Partner admits that he doesn’t like cooking, therefore when he stays here, the cooking is all on me otherwise he will just snack all day long and not eat properly, and I can hardly cook for just me and DS and leave him out. Partner also doesn’t clean up after himself when here - I cook every meal, he won’t go and wash up the dishes for example. It honestly feels like I’ve got another child to care for at times and I just don’t have the energy for it.
When we’re not seeing each other, he is a very eager texter and if I take a break from texting, he is checking in every couple of hours - I think it’s genuinely a needy thing and not having anyone else to speak to (very limited friend group). I feel like I can’t just lay in bed and binge watch tv or read for a few hours without being on my phone. I just feel like I’ve got no routine because of seeing him or speaking to him, as mad as that sounds!
AIBU to just take a huge step back - meaning cutting wayyyyy back on overnight visits and how many times in a week and cutting back massively on texting so I can actually have some time to myself, build my routine back up and feel like I’ve got some independence?

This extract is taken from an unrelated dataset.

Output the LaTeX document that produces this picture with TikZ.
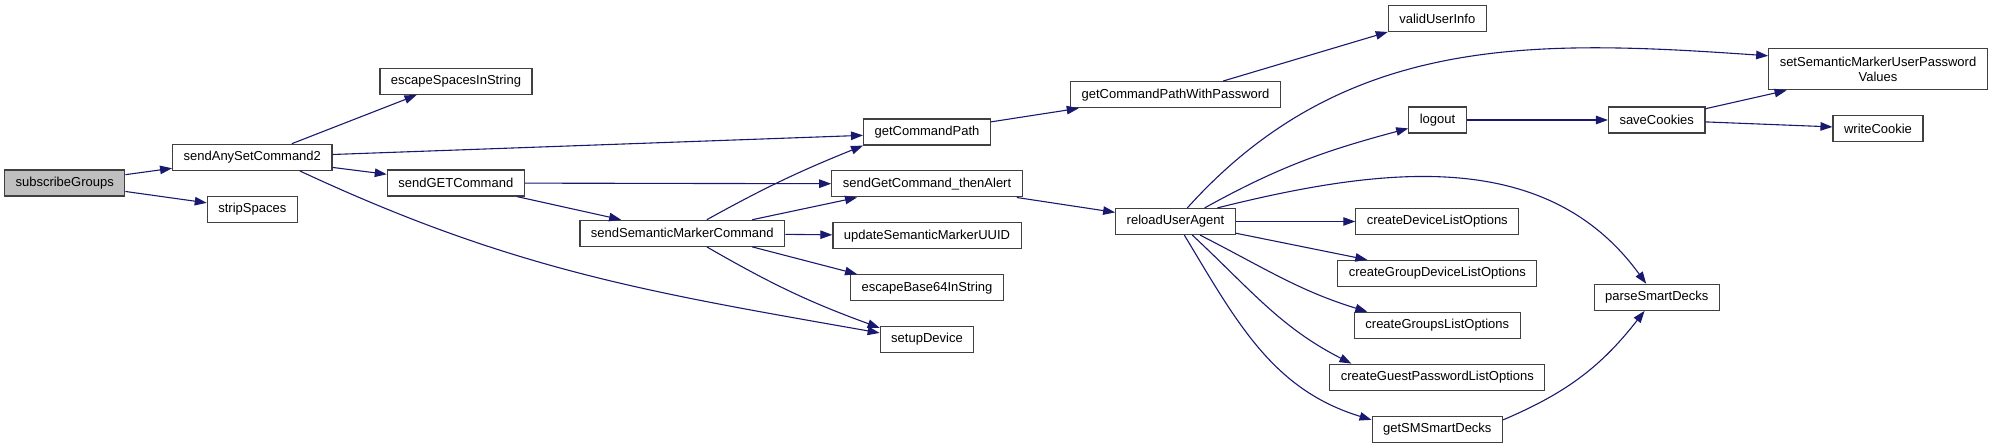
\documentclass[tikz,border=0pt]{standalone}
\usepackage{fontspec}
\setmainfont{Liberation Sans}
\usepackage{tikz}
\usetikzlibrary{arrows.meta, positioning}
\definecolor{edgeblue}{HTML}{191970}
\definecolor{boxline}{HTML}{404040}
\definecolor{rootgrey}{HTML}{BFBFBF}

\begin{document}
\begin{tikzpicture}[
  x=1pt, y=1pt,
  >={Triangle[length=12pt,width=8.5pt]}, node distance=24.7pt,
  box/.style={draw=boxline, line width=1.2pt, fill=white,
              minimum height=26pt, inner xsep=11pt,
              font=\fontsize{13}{15}\selectfont, align=center},
  rootbox/.style={box, fill=rootgrey},
  arr/.style={draw=edgeblue, line width=1.1pt, ->}
]
  \useasboundingbox (0,0) rectangle (1994,-443);

  \node[rootbox] (subscribe) at (64.7,-183) {subscribeGroups};
  \node[box] (sendany) at (252.3,-157.3) {sendAnySetCommand2};
  \node[box, below=of sendany] (strip) {stripSpaces};
  \node[box] (escspaces) at (456,-81.5) {escapeSpacesInString};
  \node[box] (sendget) at (455.8,-183) {sendGETCommand};
  \node[box] (semcmd) at (682.3,-233.3) {sendSemanticMarkerCommand};
  \node[box] (cmdpath) at (927,-132) {getCommandPath};
  \node[box, below=of cmdpath] (thenalert) {sendGetCommand\_thenAlert};
  \node[box, below=of thenalert] (updateuuid) {updateSemanticMarkerUUID};
  \node[box, below=of updateuuid] (escb64) {escapeBase64InString};
  \node[box, below=of escb64] (setup) {setupDevice};
  \node[box] (cmdpathpw) at (1175.5,-94.7) {getCommandPathWithPassword};
  \node[box] (reload) at (1175.5,-221.5) {reloadUserAgent};
  \node[box] (validuser) at (1437.3,-18.7) {validUserInfo};
  \node[box] (logout) at (1437.5,-120) {logout};
  \node[box] (devlist) at (1437.3,-221.5) {createDeviceListOptions};
  \node[box, below=of devlist] (groupdevlist) {createGroupDeviceListOptions};
  \node[box, below=of groupdevlist] (groupslist) {createGroupsListOptions};
  \node[box, below=of groupslist] (guestpw) {createGuestPasswordListOptions};
  \node[box, below=of guestpw] (smdecks) {getSMSmartDecks};
  \node[box] (savecookies) at (1656.7,-120) {saveCookies};
  \node[box] (parsedecks) at (1656.8,-297.3) {parseSmartDecks};
  \node[box, minimum height=41pt] (setpwvalues) at (1878,-69.3)
    {setSemanticMarkerUserPassword\\Values};
  \node[box, below=of setpwvalues] (writecookie) {writeCookie};

  \draw[arr] (subscribe) -- (sendany);
  \draw[arr] (subscribe) -- (strip);
  \draw[arr] (sendany.19) -- (escspaces.199);
  \draw[arr] (sendany.2) -- (cmdpath.183);
  \draw[arr] (sendany) -- (sendget);
  \draw[arr] (sendany.-16) to[out=-25, in=170] (setup.172);
  \draw[arr] (sendget) -- (thenalert);
  \draw[arr] (sendget) -- (semcmd);
  \draw[arr] (semcmd.29) to[out=29, in=202] (cmdpath.192);
  \draw[arr] (semcmd.11) -- (thenalert.191);
  \draw[arr] (semcmd) -- (updateuuid);
  \draw[arr] (semcmd.-11) -- (escb64.169);
  \draw[arr] (semcmd.-29) to[out=-30, in=160] (setup.166);
  \draw[arr] (cmdpath.9) -- (cmdpathpw.188);
  \draw[arr] (cmdpathpw.16) -- (validuser.195);
  \draw[arr] (thenalert) -- (reload);
  \draw[arr] (reload.49) to[out=48, in=176] (setpwvalues.173);
  \draw[arr] (reload.25) to[out=29, in=195] (logout.196);
  \draw[arr] (reload.18) to[out=14, in=126] (parsedecks.128);
  \draw[arr] (reload) -- (devlist);
  \draw[arr] (reload.-11) -- (groupdevlist.169);
  \draw[arr] (reload.-29) to[out=-27, in=163] (groupslist.169);
  \draw[arr] (reload.-39) to[out=-43, in=153] (guestpw.171);
  \draw[arr] (reload.-57) to[out=-59, in=163] (smdecks.172);
  \draw[arr] (logout) -- (savecookies);
  \draw[arr] (savecookies.13) -- (setpwvalues.193);
  \draw[arr] (savecookies) -- (writecookie);
  \draw[arr] (smdecks.8) to[out=23, in=-128] (parsedecks.228);
\end{tikzpicture}
\end{document}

There’s also some other issues including personal hygiene and just feeling like he is a bit of a pisstaker (for example he will always find someone’s house to have dinner at - either friends or mum’s so he doesn’t have to cook), and not very thoughtful (if I’m having a bad day health wise, will still expect me to cook food for him, won’t offer to do it for once or order in etc).
There’s a lot of good qualities about him, on the flip side, such as always taking me to my appointments and really comforting in other ways when I’m having a bad day physically, which is making me think of taking a step back and seeing if anything changes rather than just ending the relationship completely.